Twenty minutes later, the big fish becomes lethargic and finally comes close enough to the boat that our guide can gently wrap his hand around the tail
and hoist the big fish into the boat. It is my biggest Payara of the trip and my life, measuring over 90-cm long and a sure bet for the all-tackle world record for length.
We quickly take all the necessary photos and safely release this Jurassic salmon back to the waters of the San Simon River. I lay my rod down as my trip is fulfilled beyond imagination!
Seven days earlier, we are flying over the dense Bolivian Amazon, headed for a little known lodge that was constructed on the tiny Caño Negro River. The dense jungle masks the lodge, and it is only at the very last minute that its tiny dirt runway appears in front of us.
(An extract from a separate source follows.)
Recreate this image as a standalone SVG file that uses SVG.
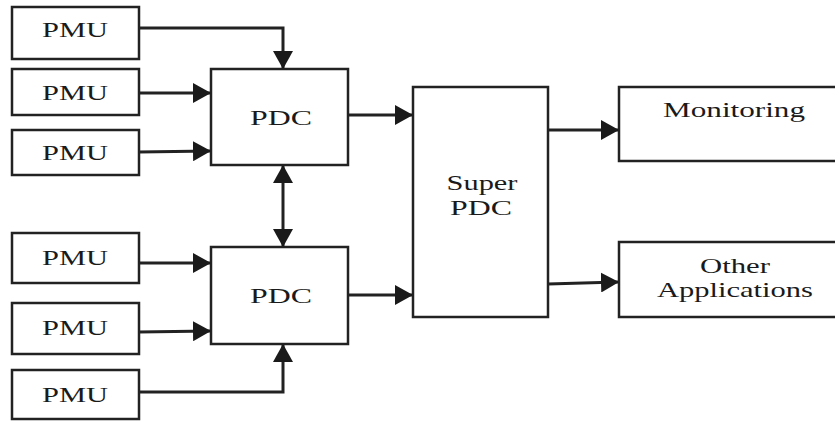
<svg xmlns="http://www.w3.org/2000/svg" width="835" height="421" viewBox="0 0 835 421">
<defs>
<marker id="ah" markerUnits="userSpaceOnUse" markerWidth="18" markerHeight="20" refX="17" refY="10" orient="auto-start-reverse" viewBox="0 0 18 20">
<path d="M0,0 L18,10 L0,20 Z" fill="#1a1a1a"/>
</marker>
<style>
.box{fill:#fff;stroke:#222;stroke-width:2.5}
.t{font-family:"Liberation Serif","Times New Roman",serif;font-size:22px;fill:#1a1a1a;text-anchor:middle}
.c{fill:none;stroke:#222;stroke-width:3}
</style>
</defs>
<rect width="835" height="421" fill="#fff"/>
<g id="pmu1"><rect class="box" x="12" y="7" width="127" height="52"/><text class="t" x="75" y="37" textLength="66" lengthAdjust="spacingAndGlyphs">PMU</text></g>
<g id="pmu2"><rect class="box" x="12" y="69" width="127" height="46"/><text class="t" x="75" y="100" textLength="66" lengthAdjust="spacingAndGlyphs">PMU</text></g>
<g id="pmu3"><rect class="box" x="12" y="130" width="127" height="45"/><text class="t" x="75" y="160" textLength="66" lengthAdjust="spacingAndGlyphs">PMU</text></g>
<g id="pmu4"><rect class="box" x="12" y="233" width="127" height="50"/><text class="t" x="75" y="265" textLength="66" lengthAdjust="spacingAndGlyphs">PMU</text></g>
<g id="pmu5"><rect class="box" x="12" y="303" width="127" height="51"/><text class="t" x="75" y="335" textLength="66" lengthAdjust="spacingAndGlyphs">PMU</text></g>
<g id="pmu6"><rect class="box" x="12" y="370" width="127" height="49"/><text class="t" x="75" y="402" textLength="66" lengthAdjust="spacingAndGlyphs">PMU</text></g>
<g id="pdc1"><rect class="box" x="211" y="69" width="137" height="96"/><text class="t" x="281" y="125" textLength="62" lengthAdjust="spacingAndGlyphs">PDC</text></g>
<g id="pdc2"><rect class="box" x="211" y="247" width="137" height="97"/><text class="t" x="281" y="303" textLength="62" lengthAdjust="spacingAndGlyphs">PDC</text></g>
<g id="superpdc"><rect class="box" x="413" y="87" width="135" height="230"/><text class="t" x="482" y="190" textLength="71" lengthAdjust="spacingAndGlyphs">Super</text><text class="t" x="481" y="215" textLength="62" lengthAdjust="spacingAndGlyphs">PDC</text></g>
<g id="monitoring"><rect class="box" x="619" y="87" width="218" height="74"/><text class="t" x="734" y="117" textLength="142" lengthAdjust="spacingAndGlyphs">Monitoring</text></g>
<g id="other"><rect class="box" x="619" y="242" width="218" height="75"/><text class="t" x="735" y="273" textLength="70" lengthAdjust="spacingAndGlyphs">Other</text><text class="t" x="735" y="297" textLength="156" lengthAdjust="spacingAndGlyphs">Applications</text></g>
<g id="connectors">
<path class="c" d="M139,28 H283 V68" marker-end="url(#ah)"/>
<path class="c" d="M139,93 H210" marker-end="url(#ah)"/>
<path class="c" d="M139,152 L210,151" marker-end="url(#ah)"/>
<path class="c" d="M283,166 V246" marker-start="url(#ah)" marker-end="url(#ah)"/>
<path class="c" d="M139,263 H210" marker-end="url(#ah)"/>
<path class="c" d="M139,332 L210,331" marker-end="url(#ah)"/>
<path class="c" d="M139,392 H283 V345" marker-end="url(#ah)"/>
<path class="c" d="M348,115 H412" marker-end="url(#ah)"/>
<path class="c" d="M348,295 H412" marker-end="url(#ah)"/>
<path class="c" d="M548,130 H618" marker-end="url(#ah)"/>
<path class="c" d="M548,284 L618,282" marker-end="url(#ah)"/>
</g>
</svg>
We make a smooth landing and are promptly greeted by the staff that is eager and willing to feed us and take us fishing. We are not sure what to expect other than a few threads of fishing information from two earlier anglers who visited this lodge for the first time the year before. If the fishing is even close to what was described, we will have a world-class experience!
The Caño Negro River is a small tributary of the larger San Simon River, which was suspected to contain good numbers of Payara, our target species. Armed with a set of teeth that would make Dracula jealous, Payara of giant sizes are only found in a few South American rivers that flow near the equator. It was rumored that another river, the San Simon, was just discovered and it contained Payara possibly to 50-pounds. This was the reason why we booked a trip to Cano Negro Lodge, which has secured exclusive rights to this river.
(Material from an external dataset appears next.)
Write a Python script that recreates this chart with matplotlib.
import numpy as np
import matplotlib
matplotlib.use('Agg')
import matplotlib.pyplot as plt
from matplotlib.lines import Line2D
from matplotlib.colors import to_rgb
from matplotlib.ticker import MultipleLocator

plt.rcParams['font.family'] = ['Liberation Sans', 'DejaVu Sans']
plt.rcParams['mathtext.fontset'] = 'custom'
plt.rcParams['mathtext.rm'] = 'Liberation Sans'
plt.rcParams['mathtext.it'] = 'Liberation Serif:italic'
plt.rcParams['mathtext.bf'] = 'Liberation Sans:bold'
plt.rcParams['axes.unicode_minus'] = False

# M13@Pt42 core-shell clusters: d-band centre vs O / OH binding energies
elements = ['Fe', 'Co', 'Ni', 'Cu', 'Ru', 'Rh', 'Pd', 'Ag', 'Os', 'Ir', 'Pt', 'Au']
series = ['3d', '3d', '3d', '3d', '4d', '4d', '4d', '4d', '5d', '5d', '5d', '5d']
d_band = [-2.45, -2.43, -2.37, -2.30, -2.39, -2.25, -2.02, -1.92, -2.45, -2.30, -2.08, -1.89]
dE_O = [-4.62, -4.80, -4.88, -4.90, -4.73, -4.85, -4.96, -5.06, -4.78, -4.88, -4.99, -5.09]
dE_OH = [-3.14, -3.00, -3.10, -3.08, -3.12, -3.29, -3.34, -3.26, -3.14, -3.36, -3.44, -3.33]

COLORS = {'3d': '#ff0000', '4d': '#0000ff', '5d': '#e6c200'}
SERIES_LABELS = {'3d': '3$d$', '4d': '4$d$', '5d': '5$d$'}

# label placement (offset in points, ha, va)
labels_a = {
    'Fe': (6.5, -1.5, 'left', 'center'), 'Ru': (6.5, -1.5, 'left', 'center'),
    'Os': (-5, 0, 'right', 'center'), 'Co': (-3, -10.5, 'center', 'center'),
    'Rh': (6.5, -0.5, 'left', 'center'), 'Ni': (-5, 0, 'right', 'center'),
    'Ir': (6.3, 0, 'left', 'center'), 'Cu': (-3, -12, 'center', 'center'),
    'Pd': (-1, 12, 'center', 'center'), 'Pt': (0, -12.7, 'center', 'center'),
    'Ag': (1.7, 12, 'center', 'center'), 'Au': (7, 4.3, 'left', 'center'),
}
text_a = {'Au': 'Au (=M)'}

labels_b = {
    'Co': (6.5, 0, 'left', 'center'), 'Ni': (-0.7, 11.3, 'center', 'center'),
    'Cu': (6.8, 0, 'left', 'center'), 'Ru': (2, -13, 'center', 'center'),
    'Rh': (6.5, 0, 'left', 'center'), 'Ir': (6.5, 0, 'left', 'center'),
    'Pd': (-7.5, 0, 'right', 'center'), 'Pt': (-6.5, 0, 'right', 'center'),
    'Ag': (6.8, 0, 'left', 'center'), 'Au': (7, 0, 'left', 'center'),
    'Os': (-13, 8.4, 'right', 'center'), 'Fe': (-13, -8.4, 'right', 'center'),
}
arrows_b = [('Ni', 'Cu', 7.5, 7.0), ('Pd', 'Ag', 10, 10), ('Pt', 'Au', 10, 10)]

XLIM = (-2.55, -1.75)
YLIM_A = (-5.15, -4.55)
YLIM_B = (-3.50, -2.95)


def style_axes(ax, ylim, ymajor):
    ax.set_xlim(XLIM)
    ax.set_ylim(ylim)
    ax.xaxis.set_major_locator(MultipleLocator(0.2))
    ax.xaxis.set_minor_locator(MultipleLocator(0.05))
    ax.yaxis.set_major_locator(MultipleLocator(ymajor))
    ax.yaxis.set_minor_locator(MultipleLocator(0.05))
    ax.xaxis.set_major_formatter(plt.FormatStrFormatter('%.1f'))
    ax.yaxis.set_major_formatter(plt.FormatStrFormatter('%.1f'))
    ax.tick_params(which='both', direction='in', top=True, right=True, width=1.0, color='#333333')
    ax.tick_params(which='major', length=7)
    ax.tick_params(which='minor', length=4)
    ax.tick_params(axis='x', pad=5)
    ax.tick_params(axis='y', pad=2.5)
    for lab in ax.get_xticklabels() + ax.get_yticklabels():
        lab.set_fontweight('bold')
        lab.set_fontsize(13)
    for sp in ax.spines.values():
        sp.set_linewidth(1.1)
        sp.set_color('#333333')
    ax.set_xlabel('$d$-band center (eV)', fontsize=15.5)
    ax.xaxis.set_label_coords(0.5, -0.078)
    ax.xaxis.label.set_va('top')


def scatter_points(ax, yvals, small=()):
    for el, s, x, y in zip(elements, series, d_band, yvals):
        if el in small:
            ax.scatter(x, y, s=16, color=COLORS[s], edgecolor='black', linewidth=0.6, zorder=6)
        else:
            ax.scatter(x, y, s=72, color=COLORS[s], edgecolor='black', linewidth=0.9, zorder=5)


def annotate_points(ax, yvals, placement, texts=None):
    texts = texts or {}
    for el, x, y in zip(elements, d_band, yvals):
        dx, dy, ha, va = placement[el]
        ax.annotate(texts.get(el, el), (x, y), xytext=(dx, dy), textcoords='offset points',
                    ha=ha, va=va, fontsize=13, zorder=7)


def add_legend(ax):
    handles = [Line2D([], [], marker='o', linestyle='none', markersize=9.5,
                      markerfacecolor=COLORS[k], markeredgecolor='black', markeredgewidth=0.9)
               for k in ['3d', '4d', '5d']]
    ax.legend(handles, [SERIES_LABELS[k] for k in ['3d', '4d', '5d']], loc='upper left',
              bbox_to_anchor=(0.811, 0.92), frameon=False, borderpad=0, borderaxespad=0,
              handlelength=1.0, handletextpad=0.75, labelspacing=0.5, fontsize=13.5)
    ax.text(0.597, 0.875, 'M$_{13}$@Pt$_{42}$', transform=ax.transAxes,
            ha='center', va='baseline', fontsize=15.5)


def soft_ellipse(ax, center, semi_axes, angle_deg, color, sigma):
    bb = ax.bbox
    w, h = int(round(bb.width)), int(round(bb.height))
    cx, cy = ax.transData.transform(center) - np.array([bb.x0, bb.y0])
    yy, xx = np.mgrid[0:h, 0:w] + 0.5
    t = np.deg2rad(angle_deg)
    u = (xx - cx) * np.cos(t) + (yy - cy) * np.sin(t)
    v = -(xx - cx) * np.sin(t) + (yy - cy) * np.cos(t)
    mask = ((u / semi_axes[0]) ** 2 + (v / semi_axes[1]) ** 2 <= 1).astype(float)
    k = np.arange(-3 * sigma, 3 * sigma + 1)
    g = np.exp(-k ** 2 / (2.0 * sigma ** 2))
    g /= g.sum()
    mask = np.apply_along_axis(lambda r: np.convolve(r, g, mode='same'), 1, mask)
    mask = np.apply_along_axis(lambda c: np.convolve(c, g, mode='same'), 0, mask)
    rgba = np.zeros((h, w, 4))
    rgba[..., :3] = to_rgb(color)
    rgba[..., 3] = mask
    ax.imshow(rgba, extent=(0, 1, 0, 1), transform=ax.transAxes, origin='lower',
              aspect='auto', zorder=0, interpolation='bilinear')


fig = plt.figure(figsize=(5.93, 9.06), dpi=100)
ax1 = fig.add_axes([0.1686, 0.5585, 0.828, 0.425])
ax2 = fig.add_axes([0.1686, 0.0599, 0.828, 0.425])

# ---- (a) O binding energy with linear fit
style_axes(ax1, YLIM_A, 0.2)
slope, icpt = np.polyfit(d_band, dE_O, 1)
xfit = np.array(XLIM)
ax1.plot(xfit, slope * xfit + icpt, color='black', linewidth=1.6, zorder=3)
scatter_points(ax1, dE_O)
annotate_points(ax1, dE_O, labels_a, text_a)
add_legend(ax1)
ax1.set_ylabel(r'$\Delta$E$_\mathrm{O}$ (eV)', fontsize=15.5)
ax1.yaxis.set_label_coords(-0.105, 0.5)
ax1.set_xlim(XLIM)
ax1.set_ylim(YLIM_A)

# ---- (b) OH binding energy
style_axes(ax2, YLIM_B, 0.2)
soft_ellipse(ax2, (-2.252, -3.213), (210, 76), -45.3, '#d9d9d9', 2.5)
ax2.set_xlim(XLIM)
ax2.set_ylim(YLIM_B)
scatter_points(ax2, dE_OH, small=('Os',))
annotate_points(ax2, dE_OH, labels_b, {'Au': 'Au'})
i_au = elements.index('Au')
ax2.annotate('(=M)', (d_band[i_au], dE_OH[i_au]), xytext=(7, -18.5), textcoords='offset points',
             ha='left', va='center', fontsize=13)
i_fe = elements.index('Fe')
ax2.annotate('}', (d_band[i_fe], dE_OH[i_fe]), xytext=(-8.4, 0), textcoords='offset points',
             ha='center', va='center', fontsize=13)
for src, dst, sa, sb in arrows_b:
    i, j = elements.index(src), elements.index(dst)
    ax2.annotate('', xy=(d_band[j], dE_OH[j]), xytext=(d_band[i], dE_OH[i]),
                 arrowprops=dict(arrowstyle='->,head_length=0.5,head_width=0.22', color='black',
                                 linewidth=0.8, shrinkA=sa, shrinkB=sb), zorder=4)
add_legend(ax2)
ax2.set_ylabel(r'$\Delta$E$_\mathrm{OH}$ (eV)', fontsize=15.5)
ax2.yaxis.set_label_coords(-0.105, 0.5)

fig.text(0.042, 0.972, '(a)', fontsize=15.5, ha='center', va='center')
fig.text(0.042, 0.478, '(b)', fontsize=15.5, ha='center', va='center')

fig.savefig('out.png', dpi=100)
We found out that Payara would prove to be some of the toughest fish to land once they have taken the fly. With their long and numerous canine teeth, they are a pair of scissors that swim. They will destroy anything they bite into! They are incredibly strong and hardy when hooked and have the keen ability to destroy and shed the fly with a jaw with each hook set. Their jaws are more than that 95 percent bone that is very tough to penetrate with anything but the sharpest and strongest hooks. Combine this toughness this with unbelievable areal displays, long runs, a keen sense to find the nearest structure to wrap up and break off, makes the Payara one of the meanest dudes in on the planet!
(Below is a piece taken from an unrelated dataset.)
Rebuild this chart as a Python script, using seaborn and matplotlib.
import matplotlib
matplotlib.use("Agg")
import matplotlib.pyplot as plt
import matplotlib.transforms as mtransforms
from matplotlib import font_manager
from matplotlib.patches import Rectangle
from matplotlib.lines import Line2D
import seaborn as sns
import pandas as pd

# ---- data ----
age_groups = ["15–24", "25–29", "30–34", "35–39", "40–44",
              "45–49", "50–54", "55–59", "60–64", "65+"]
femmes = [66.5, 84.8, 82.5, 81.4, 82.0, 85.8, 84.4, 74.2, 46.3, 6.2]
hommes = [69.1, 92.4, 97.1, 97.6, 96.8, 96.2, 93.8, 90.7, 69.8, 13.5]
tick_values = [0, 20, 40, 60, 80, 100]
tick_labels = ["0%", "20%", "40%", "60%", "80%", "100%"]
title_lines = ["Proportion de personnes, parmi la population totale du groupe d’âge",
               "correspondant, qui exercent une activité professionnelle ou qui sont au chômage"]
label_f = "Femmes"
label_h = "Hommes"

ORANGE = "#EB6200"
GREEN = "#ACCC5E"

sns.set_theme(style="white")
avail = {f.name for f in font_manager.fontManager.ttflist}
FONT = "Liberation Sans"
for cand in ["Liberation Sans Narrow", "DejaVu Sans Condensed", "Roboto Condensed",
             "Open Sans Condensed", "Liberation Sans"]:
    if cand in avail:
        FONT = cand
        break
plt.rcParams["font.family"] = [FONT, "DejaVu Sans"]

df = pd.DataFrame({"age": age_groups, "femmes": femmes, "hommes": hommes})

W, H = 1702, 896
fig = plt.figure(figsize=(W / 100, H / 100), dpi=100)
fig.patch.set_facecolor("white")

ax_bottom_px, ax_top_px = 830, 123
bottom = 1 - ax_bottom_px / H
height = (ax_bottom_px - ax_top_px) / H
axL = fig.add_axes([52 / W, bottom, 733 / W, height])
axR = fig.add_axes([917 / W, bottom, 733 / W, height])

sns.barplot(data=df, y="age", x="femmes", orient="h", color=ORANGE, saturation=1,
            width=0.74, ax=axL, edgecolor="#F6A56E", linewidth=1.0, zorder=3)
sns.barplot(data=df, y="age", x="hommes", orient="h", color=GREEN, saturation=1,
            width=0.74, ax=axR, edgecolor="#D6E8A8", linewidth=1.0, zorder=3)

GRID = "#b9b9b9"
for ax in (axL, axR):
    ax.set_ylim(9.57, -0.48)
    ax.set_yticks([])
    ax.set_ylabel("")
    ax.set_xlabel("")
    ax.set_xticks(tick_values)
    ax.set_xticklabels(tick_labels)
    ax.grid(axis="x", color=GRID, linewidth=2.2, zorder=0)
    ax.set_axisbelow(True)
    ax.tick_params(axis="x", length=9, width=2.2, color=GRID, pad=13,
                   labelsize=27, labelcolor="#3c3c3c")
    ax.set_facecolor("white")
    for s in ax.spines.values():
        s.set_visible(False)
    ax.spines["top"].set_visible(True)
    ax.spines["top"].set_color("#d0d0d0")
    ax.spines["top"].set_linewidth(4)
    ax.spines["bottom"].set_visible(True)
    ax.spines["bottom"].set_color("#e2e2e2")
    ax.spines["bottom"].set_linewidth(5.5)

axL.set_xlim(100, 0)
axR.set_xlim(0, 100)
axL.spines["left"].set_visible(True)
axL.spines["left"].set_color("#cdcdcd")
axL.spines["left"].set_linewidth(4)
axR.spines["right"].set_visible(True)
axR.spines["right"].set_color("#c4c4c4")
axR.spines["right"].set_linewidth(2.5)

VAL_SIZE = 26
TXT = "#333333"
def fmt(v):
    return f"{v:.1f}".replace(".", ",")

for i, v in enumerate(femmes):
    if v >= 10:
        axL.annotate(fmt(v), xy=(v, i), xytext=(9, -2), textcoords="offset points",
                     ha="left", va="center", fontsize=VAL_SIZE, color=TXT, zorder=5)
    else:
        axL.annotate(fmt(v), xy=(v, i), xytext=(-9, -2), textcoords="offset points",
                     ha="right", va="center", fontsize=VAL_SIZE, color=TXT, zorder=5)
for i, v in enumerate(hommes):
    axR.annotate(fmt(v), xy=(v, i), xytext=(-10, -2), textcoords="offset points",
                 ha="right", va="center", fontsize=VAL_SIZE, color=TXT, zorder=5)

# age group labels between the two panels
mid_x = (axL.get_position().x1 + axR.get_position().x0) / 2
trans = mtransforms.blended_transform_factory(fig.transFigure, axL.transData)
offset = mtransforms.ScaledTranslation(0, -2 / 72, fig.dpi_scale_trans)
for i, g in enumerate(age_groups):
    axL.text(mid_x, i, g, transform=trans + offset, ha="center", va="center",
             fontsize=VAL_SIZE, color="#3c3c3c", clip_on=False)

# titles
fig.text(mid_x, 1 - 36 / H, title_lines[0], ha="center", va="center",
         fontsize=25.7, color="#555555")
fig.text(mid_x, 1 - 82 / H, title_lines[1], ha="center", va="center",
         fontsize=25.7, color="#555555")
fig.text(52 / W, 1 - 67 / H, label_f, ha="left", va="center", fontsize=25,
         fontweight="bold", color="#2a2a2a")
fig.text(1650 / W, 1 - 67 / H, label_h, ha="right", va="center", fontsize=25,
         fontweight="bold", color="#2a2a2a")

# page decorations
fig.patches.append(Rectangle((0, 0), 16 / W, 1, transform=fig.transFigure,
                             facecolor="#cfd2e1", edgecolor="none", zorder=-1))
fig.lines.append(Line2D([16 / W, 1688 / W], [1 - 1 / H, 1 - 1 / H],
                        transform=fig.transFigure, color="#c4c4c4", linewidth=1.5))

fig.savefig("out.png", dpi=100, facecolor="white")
Over the course of our trip, our landing percentage of hooked Payara was no better than 20 percent. This was actually increased the last couple of days fishing when I realized that I not only had to strip set the line but do so with an attitude that I would use such a strip set force as an attempt to break my 30-pound tippet. I would then repeat the strip set four or five times to drive the hook even deeper. With this attitude, I started landing about half of what I hooked! They are that tough!
The Payara was designed to hunt under the lowest of light conditions as they have huge pupils that are highly dilated to gather the surrounding light. Thus, they are most active during the lowest light hours, which is from first light up until about 10:00 AM and then again from about 3:00 PM until dark. During the brightest hours of the day, we spent time chasing other species, which was predominately peacock bass of a very nice average size. We would simply work the shorelines for peacocks and could easily average 30-50 fish in this four-hour period with all of the fish averaging between 3 and 8 pounds. We heard of larger fish being caught, but it appeared it would be later in the season when the water was much lower than when we fished this river. Nevertheless, it was great fishing for the peacocks!
For Payara, we tied the long 7-8 inch bi-colored streamers that were tied on the sharpest hooks possible. We found the new Wright and McGill Trokar hooks, which have three razor blade edges that are sharpened to point outperformed all other hooks. Even with our lower hook up to landing ratios, we were more than twice as good as everyone else. These hooks were capable of penetrating the Payara’s bone. The best hair for tying such long streamers was Icelandic sheep’s hair, which grows to the necessary length. The favorite color combinations included black with red and red sparkle, black with blue with blue sparkle, black with purple and black with silver tinsel. We also found color combinations of olive, white and gold sparkle, or blue and white with silver sparkle worked better under brighter conditions. In order to get these flies down in the holes were the Payara were holding, we used rapid sink lines such as T-300 to 500-grain sinking heads. It was absolutely necessary to get the fly down to the fish, as they were not prone to moving up in the water column to chase flies other than during the lowest of light conditions. To cast these flies we found a 9 to 10 wt. rod was necessary and worked well for also landing these fish.
It was for the Payara that we came to Cano Negro Lodge, and we had multiple hookups each day. As mentioned, the catch rate is much lower than the strike and hookup rate.
In seven days of fishing, I landed 21 Payara up to almost twenty-five pounds but literally had over a hundred strikes. These fish are incredibly tough to hook, and one should be well-honed
on a strip set response to a strike, as it will vastly improve your hook sets and landings. Some days produced better than others, and we were still in a high water situation, which made us
search harder for Payara. Some holes did not produce, while others would produce a dozens of strikes. We just had to move around and try different runs and holes until we found fish.
Bolivia has become a fly-fishing hotspot, and it deserves the recognition. Travel into Bolivia from the USA is very simple and the country adds it remarkable geography, fauna, and flora, to the exceptional fishing. It is a place that any serious angler should consider. Cano Negro Lodge did prove to have it all. From world record-sized Payara, to an excellent peacock bass and catfish fisheries, it offers the angler the opportunity to catch many different freshwater jungle species that are available at very few if any other destinations. It is a place that should be placed near the top of the adventure angler’s list of destinations.